In Israel, Palestine and Jordan, "Suppuray Sumsum" and two different versions of "Hiyakat Simsim" muppets teach that Jews and Muslims can be friends together despite their differences. While each of the three shows is geared specifically toward that culture, they coloborate and there are shared segments between all three.

So why is the biggest problem we try to solve on "Sesame Street" obesity? It's definitely a problem among kids today, and it's definitely important to educate them on exercise and eating healthy if their parents don't or can't, but ... well, we've been at war for nearly five years, our economy is stumbling, we're still dealing with racial and gender inequality, among other things.

The way that "Takalani Sesame," "Suppuray Sumsum" and "Hiyakat Simsim" are dealing with major problems should be a good example for us. They are doing it simply. They are not bringing in difficult concepts or ideas that the children who watch them don't see in the real world every day.

We should be doing the same.

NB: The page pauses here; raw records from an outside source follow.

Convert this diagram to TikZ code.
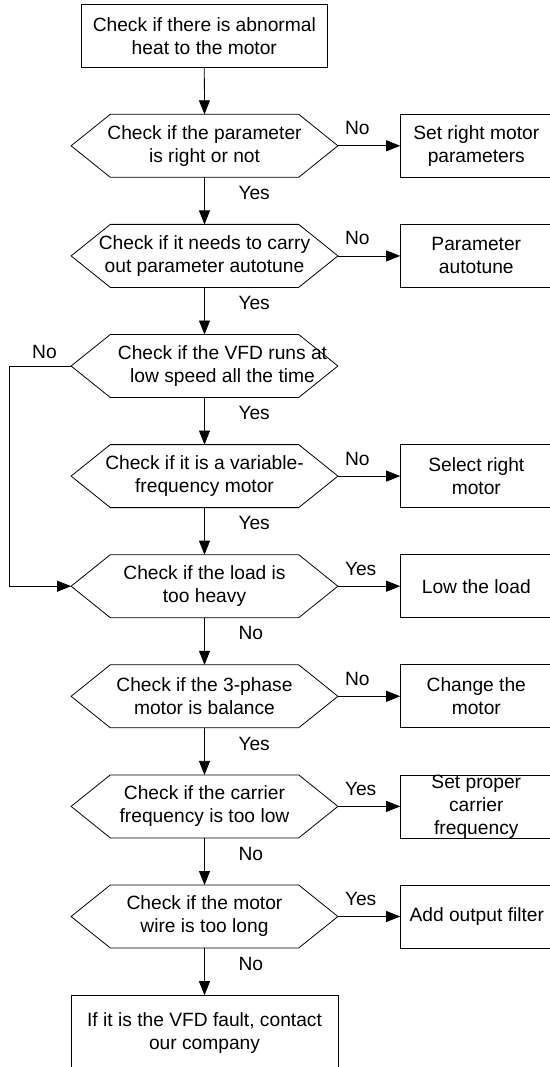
\documentclass[tikz,border=0pt]{standalone}
\usepackage{fontspec}
\setmainfont{Liberation Sans}
\usetikzlibrary{arrows.meta}
\begin{document}
\begin{tikzpicture}[x=1pt,y=-1pt, line width=0.8pt,
  font=\fontsize{19.2}{23}\selectfont,
  hexbox/.style={minimum width=266.8pt,minimum height=63pt,inner sep=0pt,outer sep=0pt,align=center},
  rbox/.style={draw,minimum width=157.8pt,minimum height=63pt,inner sep=0pt,outer sep=0pt,align=center},
  mbox/.style={draw,minimum width=246.2pt,minimum height=63pt,inner sep=0pt,outer sep=0pt,align=center},
  lab/.style={inner sep=0pt,outer sep=0pt},
  arr/.style={-{Triangle[length=14pt,width=11pt]}}]
\useasboundingbox (0,0) rectangle (549,1067);

\node[mbox] (top) at (204.3,35.8) {Check if there is abnormal\\heat to the motor};

\node[hexbox] (h1) at (204.5,145.8) {Check if the parameter\\is right or not};
\node[hexbox] (h2) at (204.5,255.9) {Check if it needs to carry\\out parameter autotune};
\node[hexbox] (h3) at (204.5,366.0) {\hspace*{36pt}Check if the VFD runs at\\\hspace*{36pt}low speed all the time};
\node[hexbox] (h4) at (204.5,476.1) {Check if it is a variable-\\frequency motor};
\node[hexbox] (h5) at (204.5,586.2) {Check if the load is\\too heavy};
\node[hexbox] (h6) at (204.5,696.3) {Check if the 3-phase\\motor is balance};
\node[hexbox] (h7) at (204.5,806.4) {Check if the carrier\\frequency is too low};
\node[hexbox] (h8) at (204.5,916.5) {Check if the motor\\wire is too long};

\foreach \n in {h1,h2,h3,h4,h5,h6,h7,h8}
  \draw (\n.west) -- ([xshift=39.2pt]\n.north west) -- ([xshift=-39.2pt]\n.north east)
        -- (\n.east) -- ([xshift=-39.2pt]\n.south east) -- ([xshift=39.2pt]\n.south west) -- cycle;

\node[rbox] (r1) at (479.1,145.8) {};
\node[lab,align=center] (t1) at (476.3,145.8) {Set right motor\\parameters};
\node[rbox] (r2) at (479.1,255.9) {};
\node[lab,align=center] (t2) at (476.3,255.9) {Parameter\\autotune};
\node[rbox] (r4) at (479.1,476.1) {};
\node[lab,align=center] (t4) at (476.3,476.1) {Select right\\motor};
\node[rbox] (r5) at (479.1,586.2) {};
\node[lab,align=center] (t5) at (476.3,586.2) {Low the load};
\node[rbox] (r6) at (479.1,696.3) {};
\node[lab,align=center] (t6) at (476.3,696.3) {Change the\\motor};
\node[rbox] (r7) at (479.1,806.4) {};
\node[lab,align=center] (t7) at (476.3,806.4) {Set proper\\carrier\\frequency};
\node[rbox] (r8) at (479.1,916.5) {};
\node[lab,align=center] (t8) at (476.8,916.5) {Add output filter};

\node[draw,minimum width=266.8pt,minimum height=76pt,inner sep=0pt,outer sep=0pt,align=center] (end) at (204.5,1033.2) {If it is the VFD fault, contact\\our company};

% vertical arrows
\draw[arr] (top.south) -- (h1.north);
\draw[arr] (h1.south) -- (h2.north);
\draw[arr] (h2.south) -- (h3.north);
\draw[arr] (h3.south) -- (h4.north);
\draw[arr] (h4.south) -- (h5.north);
\draw[arr] (h5.south) -- (h6.north);
\draw[arr] (h6.south) -- (h7.north);
\draw[arr] (h7.south) -- (h8.north);
\draw[arr] (h8.south) -- (end.north);

% horizontal arrows
\draw[arr] (h1.east) -- (r1.west);
\draw[arr] (h2.east) -- (r2.west);
\draw[arr] (h4.east) -- (r4.west);
\draw[arr] (h5.east) -- (r5.west);
\draw[arr] (h6.east) -- (r6.west);
\draw[arr] (h7.east) -- (r7.west);
\draw[arr] (h8.east) -- (r8.west);

% loop
\coordinate (lx) at (9.8,0);
\draw[arr] (h3.west) -- (h3.west -| lx) |- (h5.west);

% labels
\node[lab,anchor=west] (n1) at (345,128.3) {No};
\node[lab,anchor=west] (n2) at (345,238.4) {No};
\node[lab,anchor=west] (n4) at (345,458.6) {No};
\node[lab,anchor=west] (n5) at (345,568.7) {Yes};
\node[lab,anchor=west] (n6) at (345,678.8) {No};
\node[lab,anchor=west] (n7) at (345,788.9) {Yes};
\node[lab,anchor=west] (n8) at (345,899.0) {Yes};
\node[lab] (n3) at (44.5,352) {No};

\node[lab,anchor=west] (y1) at (238.5,193.0) {Yes};
\node[lab,anchor=west] (y2) at (238.5,303.1) {Yes};
\node[lab,anchor=west] (y3) at (238.5,413.2) {Yes};
\node[lab,anchor=west] (y4) at (238.5,523.3) {Yes};
\node[lab,anchor=west] (y5) at (238.5,633.4) {No};
\node[lab,anchor=west] (y6) at (238.5,743.5) {Yes};
\node[lab,anchor=west] (y7) at (238.5,853.6) {No};
\node[lab,anchor=west] (y8) at (238.5,963.7) {No};
\end{tikzpicture}
\end{document}
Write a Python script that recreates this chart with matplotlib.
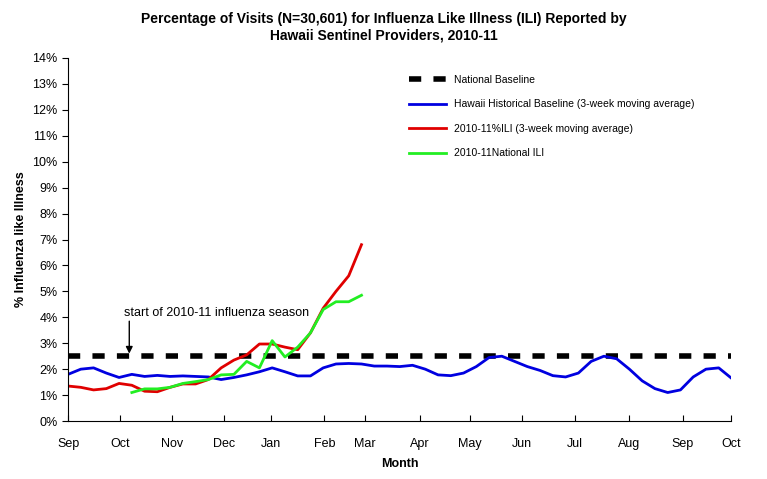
import matplotlib.pyplot as plt
import numpy as np

plt.rcParams['font.family'] = ['Liberation Sans', 'DejaVu Sans']

# weekly values, week 0 = start of Sep 2010
hist_baseline = [1.8, 2.0, 2.05, 1.85, 1.68, 1.8, 1.72, 1.76, 1.72, 1.74, 1.72, 1.7, 1.6,
                 1.68, 1.78, 1.9, 2.05, 1.9, 1.74, 1.74, 2.05, 2.2, 2.22, 2.2, 2.12, 2.12,
                 2.1, 2.15, 2.0, 1.78, 1.75, 1.85, 2.1, 2.45, 2.5, 2.3, 2.1, 1.95, 1.75,
                 1.7, 1.85, 2.3, 2.5, 2.4, 2.0, 1.55, 1.25, 1.1, 1.2, 1.7, 2.0, 2.05, 1.65]
hawaii_ili = [1.35, 1.3, 1.2, 1.25, 1.45, 1.38, 1.15, 1.13, 1.3, 1.43, 1.43, 1.6, 2.05,
              2.35, 2.55, 2.97, 2.97, 2.85, 2.75, 3.4, 4.35, 5.0, 5.6, 6.8]
national_start = 5
national_ili = [1.1, 1.24, 1.24, 1.3, 1.45, 1.52, 1.6, 1.78, 1.8, 2.3, 2.05, 3.1, 2.47,
                2.85, 3.4, 4.3, 4.6, 4.6, 4.85]
national_baseline = 2.5
months = ['Sep', 'Oct', 'Nov', 'Dec', 'Jan', 'Feb', 'Mar', 'Apr', 'May', 'Jun', 'Jul',
          'Aug', 'Sep', 'Oct']
month_pos = [0, 4.07, 8.14, 12.2, 15.9, 20.1, 23.3, 27.6, 31.5, 35.6, 39.7, 44.0, 48.2, 52]

fig = plt.figure(figsize=(7.67, 4.79), dpi=100)
ax = fig.add_axes([0.0887, 0.121, 0.865, 0.758])

ax.plot([0, 52], [national_baseline] * 2, color='black', lw=4, ls=(0, (2.2, 2.2)),
        label='National Baseline')
ax.plot(np.arange(len(hist_baseline)), hist_baseline, color='#0000e0', lw=2,
        label='Hawaii Historical Baseline (3-week moving average)')
ax.plot(np.arange(len(hawaii_ili)), hawaii_ili, color='#e00000', lw=2,
        label='2010-11%ILI (3-week moving average)')
ax.plot(np.arange(len(national_ili)) + national_start, national_ili, color='#22ee22', lw=2,
        label='2010-11National ILI')

ax.set_xlim(0, 52)
ax.set_ylim(0, 14)
ax.set_yticks(range(0, 15))
ax.set_yticklabels([f'{v}%' for v in range(0, 15)], fontsize=9)
ax.set_xticks(month_pos)
ax.set_xticklabels(months, fontsize=9)
ax.tick_params(axis='y', direction='out', length=4)
ax.tick_params(axis='x', direction='in', length=4, pad=12)
ax.spines['top'].set_visible(False)
ax.spines['right'].set_visible(False)

ax.set_xlabel('Month', fontsize=9, fontweight='bold', labelpad=6)
ax.set_ylabel('% Influenza like Illness', fontsize=9, fontweight='bold')
fig.suptitle('Percentage of Visits (N=30,601) for Influenza Like Illness (ILI) Reported by\n'
             'Hawaii Sentinel Providers, 2010-11', fontsize=10, fontweight='bold', y=0.975)

ax.text(4.4, 3.95, 'start of 2010-11 influenza season', fontsize=9, ha='left', va='bottom')
ax.annotate('', xy=(4.8, 2.6), xytext=(4.8, 3.85),
            arrowprops=dict(arrowstyle='-|>', color='black', lw=1, shrinkA=0, shrinkB=0))

ax.legend(loc='upper left', bbox_to_anchor=(0.5, 0.98), frameon=False, fontsize=7.5,
          handlelength=3.5, labelspacing=1.4)

plt.savefig('out.png', dpi=100)
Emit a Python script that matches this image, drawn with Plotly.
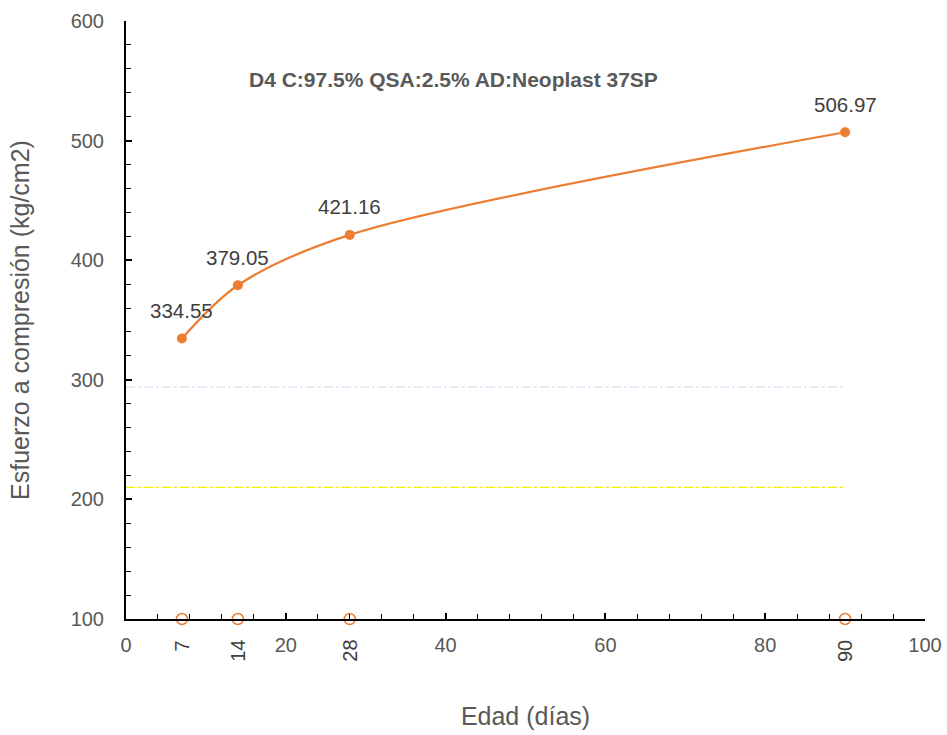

We should be using "Sesame Street" to teach people to solve problems with their neighbors without calling in the police or resorting to violence (two things that have happened here in the past few months), or how it can be hard to miss your mom or dad while they are in the Army, or how it's possible to have fun without expensive video games and iPods (something that many children may soon have to do without so Mom and Dad can pay the mortgage). "Sesame Street" used to teach about these kinds of things alongside counting and saying "hello" in different languages.

Is "Sesame Street: Old School" unsafe for kids, or are we overprotecting them from realities they are already aware of?